I'm having a lot of trouble figuring out what you're trying to say.
Mosaic law is about exclusion, about establishing who is God's people and who isn't through the ritualized creation of boundaries. Menstruating women are separate, sins are ritually cast out via scapegoat, customs associated with non-Yahweh tribes are prohibited and new customs like circumcision are created to distinguish Hebrews and Pagans, etc. etc.
Not quite, IMHO. I referred specifically to the ten commandments. While both protestants and many catholics refer to mosaic law as completely divine and thus immutable, I personally disagree with this. "Mosaic" law can be divided in two parts: The ten commandments, which is the core and most basic, generalistic part, supposedly dictated to Moses by God atop mount Sinai, and laws dictated by Moses himself either prior or after the ten commandments, that deal with far more specific cases and are the ones to actualy prescribe punishments to things, and are very much based around the jewish customs of the time, and aims to distance hebrews from pagan practices and customs by enforcing jewish customs while harshly punishing anything somewhat similar to pagan practices, and other things.
This last part is completely mutable and was only applicable at the time of Moses, and is incompatible to any different kind of society and culture.
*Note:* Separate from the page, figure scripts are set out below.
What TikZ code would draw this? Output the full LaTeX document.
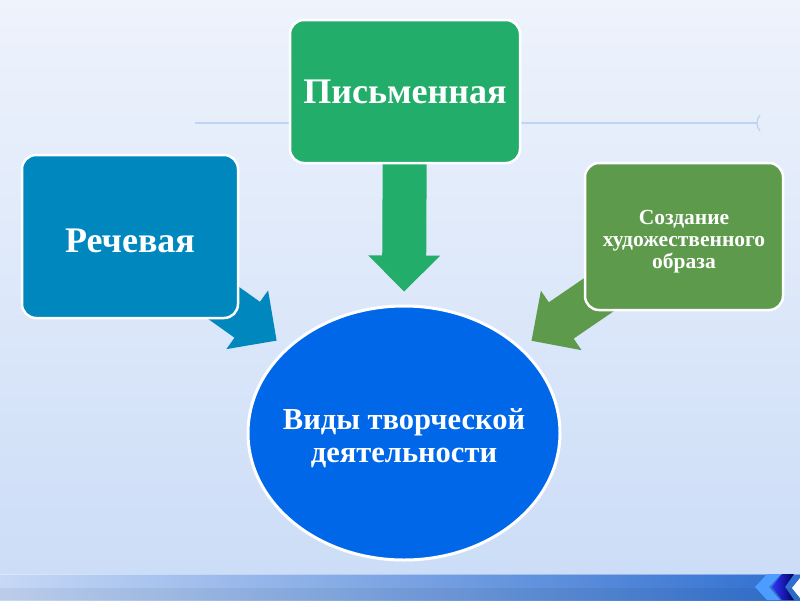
\documentclass[tikz,border=0pt]{standalone}
\usepackage{fontspec}
\setmainfont{Liberation Serif}
\usetikzlibrary{arrows.meta,calc,shapes.geometric}
\definecolor{bgtop}{HTML}{EEF3FC}
\definecolor{bgbottom}{HTML}{CCDDF7}
\definecolor{rulecol}{HTML}{BFD3F3}
\definecolor{barleft}{HTML}{C6D8F6}
\definecolor{barright}{HTML}{2F6FD0}
\definecolor{piscol}{HTML}{23AD6A}
\definecolor{rechcol}{HTML}{0087BE}
\definecolor{sozdcol}{HTML}{5E9A4B}
\definecolor{vidcol}{HTML}{0068E8}
\pgfdeclarelayer{back}
\pgfdeclarelayer{links}
\pgfsetlayers{back,links,main}
% block arrow: #1 colour, #2 tail node, #3 tip coordinate
\newcommand\fatlink[3]{%
  \fill[#1] ($(#2)!22pt!90:(#3)$) -- ($(#3)!36pt!(#2)!22pt!90:(#3)$) -- ($(#3)!36pt!(#2)!36pt!90:(#3)$)
    -- (#3) -- ($(#3)!36pt!(#2)!36pt!-90:(#3)$) -- ($(#3)!36pt!(#2)!22pt!-90:(#3)$) -- ($(#2)!22pt!-90:(#3)$) -- cycle;}

\begin{document}
\begin{tikzpicture}[x=1pt,y=-1pt,line cap=round,line join=round,
    box/.style={draw=white,line width=2.5pt,rounded corners=14pt,text=white,align=center,inner sep=0pt}]
    \useasboundingbox (0,0) rectangle (800,600);

    % slide background
    \begin{pgfonlayer}{back}
      \shade[top color=bgtop,bottom color=bgbottom] (0,0) rectangle (800,574);
      \draw[rulecol,line width=1.3pt] (195,123) -- (757,123);
      \draw[rulecol,line width=1.3pt] (760,115) .. controls (756,119) and (756,127) .. (760,131);
      \shade[left color=barleft,right color=barright] (0,574) rectangle (800,600);
      \fill[black,opacity=0.05] (0,588) rectangle (800,600);
      \draw[white,opacity=0.4,line width=0.8pt] (0,574) -- (800,574);
      \fill[blue!55!cyan!70!white] (767,574) -- (755,587) -- (767,600) -- (780,600) -- (769,587) -- (781,574) -- cycle;
      \shade[left color=blue!80!white,right color=blue!40!black] (782,574) -- (772,587) -- (782,600) -- (794,600) -- (785,587) -- (794,574) -- cycle;
      \fill[white] (800,578) -- (792,588) -- (800,598) -- cycle;
    \end{pgfonlayer}

    \node[box,fill=piscol,minimum width=230pt,minimum height=143pt,font=\bfseries\fontsize{36}{40}\selectfont] (pis) at (405,91.5) {Письменная};
    \node[box,fill=rechcol,minimum width=216pt,minimum height=163pt] (rech) at (130,236.5) {};
    \node[text=white,font=\bfseries\fontsize{36}{40}\selectfont] (rechtext) at ([yshift=-4pt]rech.center) {Речевая};
    \node[box,fill=sozdcol,minimum width=198pt,minimum height=147pt] (sozd) at (684,236.5) {};
    \node[text=white,align=center,font=\bfseries\fontsize{21.5}{22}\selectfont] (sozdtext) at ([yshift=-5pt]sozd.center) {Создание\\художественного\\образа};
    \node[ellipse,draw=white,line width=3pt,fill=vidcol,inner sep=0pt,minimum width=312pt,minimum height=254pt] (vid) at (404,433) {};
    \node[text=white,align=center,font=\bfseries\fontsize{30.5}{33}\selectfont] (vidtext) at ([yshift=-5pt]vid.center) {Виды творческой\\деятельности};

    % arrows into the ellipse
    \coordinate (rechtip) at ($(vid.144)!12pt!(rech.center)$);
    \coordinate (pistip) at ($(vid.north)!13pt!(pis.center)$);
    \coordinate (sozdtip) at ($(vid.36)!12pt!(sozd.center)$);
    \begin{pgfonlayer}{links}
      \fatlink{rechcol}{rech.center}{rechtip}
      \fatlink{piscol}{pis.center}{pistip}
      \fatlink{sozdcol}{sozd.center}{sozdtip}
    \end{pgfonlayer}
  \end{tikzpicture}
\end{document}
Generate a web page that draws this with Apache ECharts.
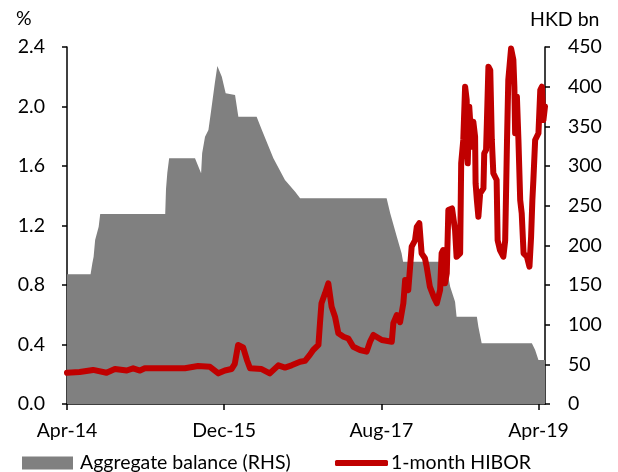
<!DOCTYPE html>
<html>
<head>
<meta charset="utf-8">
<script src="https://cdn.jsdelivr.net/npm/echarts@6/dist/echarts.min.js"></script>
<style>
html,body{margin:0;padding:0;background:#fff;}
#chart{width:618px;height:472px;}
</style>
</head>
<body>
<div id="chart"></div>
<script>
// ---- Data ----
const seriesNames = ['Aggregate balance (RHS)', '1-month HIBOR'];

// Aggregate balance, HKD bn (right axis)
const abDates = [
  '2014-04-01','2014-07-01','2014-07-08','2014-07-13','2014-07-19','2014-08-02','2014-08-08',
  '2015-04-16','2015-04-19','2015-04-24','2015-05-01',
  '2015-08-10','2015-09-03','2015-09-07','2015-09-18','2015-10-01','2015-10-11','2015-10-26','2015-11-05',
  '2015-11-22','2015-12-07','2016-01-13','2016-01-26','2016-04-05','2016-04-25','2016-06-09','2016-07-24',
  '2016-09-02','2016-09-21','2017-08-22','2017-09-05','2017-09-30','2017-10-19','2017-10-25',
  '2018-04-11','2018-04-17','2018-04-24','2018-05-13','2018-05-19','2018-08-06','2018-08-12','2018-08-25',
  '2019-03-06','2019-03-19','2019-04-01','2019-04-26'
];
const abValues = [
  163.5,163.5,177.4,185.7,206.7,223.5,239.5,
  239.5,271,291.6,309.7,
  309.7,290.8,316,337,345.4,368.5,404,426,
  412.6,391.7,389.5,362,362,345.4,309.7,282.4,
  267.6,259.3,259.3,240.4,211,190,179.4,
  179.4,160,147.9,129,110,110,97.4,76.5,
  76.5,68,55.5,55.5
];

// 1-month HIBOR, % (left axis)
const hiborDates = [
  '2014-04-01','2014-05-20','2014-07-11','2014-09-02','2014-10-04','2014-11-19','2014-12-14','2015-01-10','2015-01-29',
  '2015-07-01','2015-08-22','2015-10-07','2015-11-09','2015-12-04','2015-12-30','2016-01-12','2016-01-25','2016-02-13',
  '2016-02-27','2016-03-10','2016-04-24','2016-05-26','2016-06-28','2016-07-24','2016-08-19','2016-09-21','2016-10-10',
  '2016-10-29','2016-11-11','2016-12-01','2016-12-07','2016-12-13','2016-12-27','2017-01-09','2017-01-22','2017-02-04',
  '2017-02-16','2017-03-07','2017-03-26','2017-04-14','2017-05-10','2017-06-05','2017-06-18','2017-07-01','2017-08-03',
  '2017-09-11','2017-09-17','2017-09-30','2017-10-13','2017-10-26','2017-11-02','2017-11-14','2017-11-21','2017-11-27',
  '2017-12-10','2017-12-17','2017-12-27','2018-01-05','2018-01-18','2018-01-25','2018-02-06','2018-02-20','2018-03-03',
  '2018-03-16','2018-03-22','2018-03-28','2018-04-04','2018-04-11','2018-04-17','2018-05-01','2018-05-13','2018-05-19',
  '2018-06-02','2018-06-06','2018-06-14','2018-06-21','2018-06-27','2018-07-01','2018-07-07','2018-07-17','2018-07-23',
  '2018-07-30','2018-08-01','2018-08-06','2018-08-12','2018-08-19','2018-09-01','2018-09-04','2018-09-11','2018-09-14',
  '2018-09-20','2018-09-27','2018-10-03','2018-10-09','2018-10-22','2018-10-26','2018-11-04','2018-11-17','2018-11-24',
  '2018-12-01','2018-12-06','2018-12-17','2018-12-26','2018-12-30','2019-01-02','2019-01-09','2019-01-15','2019-01-22',
  '2019-01-28','2019-02-04','2019-02-16','2019-02-25','2019-03-03','2019-03-08','2019-03-12','2019-03-19','2019-04-01',
  '2019-04-08','2019-04-14','2019-04-20','2019-04-26'
];
const hiborValues = [
  0.21,0.215,0.229,0.21,0.235,0.225,0.24,0.225,0.24,
  0.24,0.255,0.25,0.206,0.225,0.235,0.27,0.397,0.38,
  0.296,0.24,0.235,0.206,0.26,0.245,0.26,0.284,0.29,
  0.33,0.363,0.397,0.543,0.677,0.744,0.811,0.654,0.587,
  0.475,0.452,0.44,0.385,0.363,0.352,0.419,0.464,0.43,
  0.419,0.543,0.598,0.55,0.677,0.834,0.766,0.923,1.058,
  1.10,1.19,1.215,1.013,0.98,0.923,0.789,0.72,0.677,
  0.766,1.013,1.035,0.811,0.879,1.304,1.315,1.17,0.99,
  1.013,1.618,1.775,2.133,2.044,1.618,1.999,1.73,1.898,
  1.797,1.484,1.371,1.259,1.417,1.45,1.685,1.708,1.887,
  2.268,2.245,1.775,1.551,1.506,1.10,1.035,0.99,1.10,
  1.775,2.178,2.39,2.313,2.133,1.82,2.066,1.775,1.371,
  1.282,1.013,0.99,0.923,1.125,1.371,1.506,1.775,1.82,
  2.111,2.133,1.909,2.0
];

const xTickDates = ['2014-04-01','2015-12-01','2017-08-01','2019-04-01'];
const xTickLabels = ['Apr-14','Dec-15','Aug-17','Apr-19'];
const xStart = '2014-04-01';
const xEnd = '2019-04-26';
const leftAxisName = '%';
const rightAxisName = 'HKD bn';

// ---- helpers ----
function toMonths(s) {
  const p = s.split('-').map(Number);
  const dim = new Date(p[0], p[1], 0).getDate();
  return (p[0] - 2014) * 12 + (p[1] - 4) + (p[2] - 1) / dim;
}
const tickVals = xTickDates.map(toMonths);
const abData = abDates.map((d, i) => [toMonths(d), abValues[i]]);
const hiborData = hiborDates.map((d, i) => [toMonths(d), hiborValues[i]]);

const FONT = 'Lato';
const FS = 19.5;
const chart = echarts.init(document.getElementById('chart'), null, {renderer: 'canvas'});
chart.setOption({
  animation: false,
  backgroundColor: '#fff',
  textStyle: {fontFamily: FONT},
  grid: {left: 67, right: 73, top: 47, bottom: 68},
  legend: [
    {
      left: 17, top: 448, itemWidth: 51, itemHeight: 13, itemGap: 0,
      textStyle: {fontFamily: FONT, fontSize: FS, color: '#000', padding: [0, 0, 0, 2]},
      data: [{name: seriesNames[0], icon: 'rect', itemStyle: {color: '#808080'}}]
    },
    {
      left: 330, top: 448, itemWidth: 53, itemHeight: 6, itemGap: 0,
      textStyle: {fontFamily: FONT, fontSize: FS, color: '#000', padding: [0, 0, 0, -2]},
      data: [{name: seriesNames[1], icon: 'roundRect', itemStyle: {color: '#C00000'}}]
    }
  ],
  xAxis: {
    type: 'value', min: toMonths(xStart), max: toMonths(xEnd), interval: 20,
    axisLine: {show: true, lineStyle: {color: '#000', width: 1.5}},
    axisTick: {show: true, length: 6, lineStyle: {color: '#000', width: 1.5}, customValues: tickVals},
    axisLabel: {
      customValues: tickVals, margin: 17, color: '#000', fontFamily: FONT, fontSize: FS,
      formatter: function (v) {
        for (let i = 0; i < tickVals.length; i++) if (Math.abs(tickVals[i] - v) < 1e-6) return xTickLabels[i];
        return '';
      }
    },
    splitLine: {show: false}
  },
  yAxis: [
    {
      type: 'value', min: 0, max: 2.4, interval: 0.4, position: 'left',
      axisLine: {show: true, lineStyle: {color: '#000', width: 1.5}},
      axisTick: {show: true, length: 5, lineStyle: {color: '#000', width: 1.5}},
      axisLabel: {margin: 22, color: '#000', fontFamily: FONT, fontSize: FS, formatter: v => v.toFixed(1)},
      splitLine: {show: false}
    },
    {
      type: 'value', min: 0, max: 450, interval: 50, position: 'right',
      axisLine: {show: true, lineStyle: {color: '#000', width: 1.5}},
      axisTick: {show: true, length: 5, lineStyle: {color: '#000', width: 1.5}},
      axisLabel: {margin: 23, color: '#000', fontFamily: FONT, fontSize: FS},
      splitLine: {show: false}
    }
  ],
  graphic: [
    {type: 'text', left: 16, top: 9, style: {text: leftAxisName, font: FS + 'px ' + FONT, fill: '#000'}},
    {type: 'text', left: 530, top: 10, style: {text: rightAxisName, font: FS + 'px ' + FONT, fill: '#000'}}
  ],
  series: [
    {
      name: seriesNames[0], type: 'line', yAxisIndex: 1, data: abData,
      symbol: 'none', color: '#808080',
      lineStyle: {width: 0, color: '#808080'},
      areaStyle: {color: '#808080', opacity: 1},
      z: 1
    },
    {
      name: seriesNames[1], type: 'line', yAxisIndex: 0, data: hiborData,
      symbol: 'none', color: '#C00000',
      lineStyle: {width: 6, color: '#C00000', join: 'round', cap: 'round'},
      z: 2
    }
  ]
});
</script>
</body>
</html>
While Jesus talks of Moses in the new testament and says he received the law from God, he does not talk in specifics, which may mean he was referring to the ten commandments, which are divine in origin. Emphasis on "receive", meaning Moses did not create the law Jesus refers to, but rather received it from God. Jesus makes no references of other rules dictated by Moses. For example, while Moses prohibited his people from "summoning the dead" and "killing of a dangerous ox", Jesus says absolutely nothing of these things. These other laws were interpretations of the ten commandments and other elaborations Moses had to make to keep shit togheder in a big group that was formed out of several different other groups, in order to quell internal conflict and manage things more easily. In order to legitimize his power, he probably claimed these rulings were divine in origin as well, but thats just my interpretation of it.
Such laws make sense in the context of Moses, but not outside of it. For example, "summoning/communicating the dead" was something often done by pagans as means of fortune telling, something which Moses outlawed in order to keep his people away from pagan beliefs and customs that they were often being exposed to. Yet, communicating with the dead is something thats done by Jesus and the apostles, and in a way, is done even today in the catholic church, by praying to saints and asking for their intervention. Does this mean the catholic church, Jesus and the apostles are all in the wrong? Not really, since Moses' specific rulings are not applicable to them.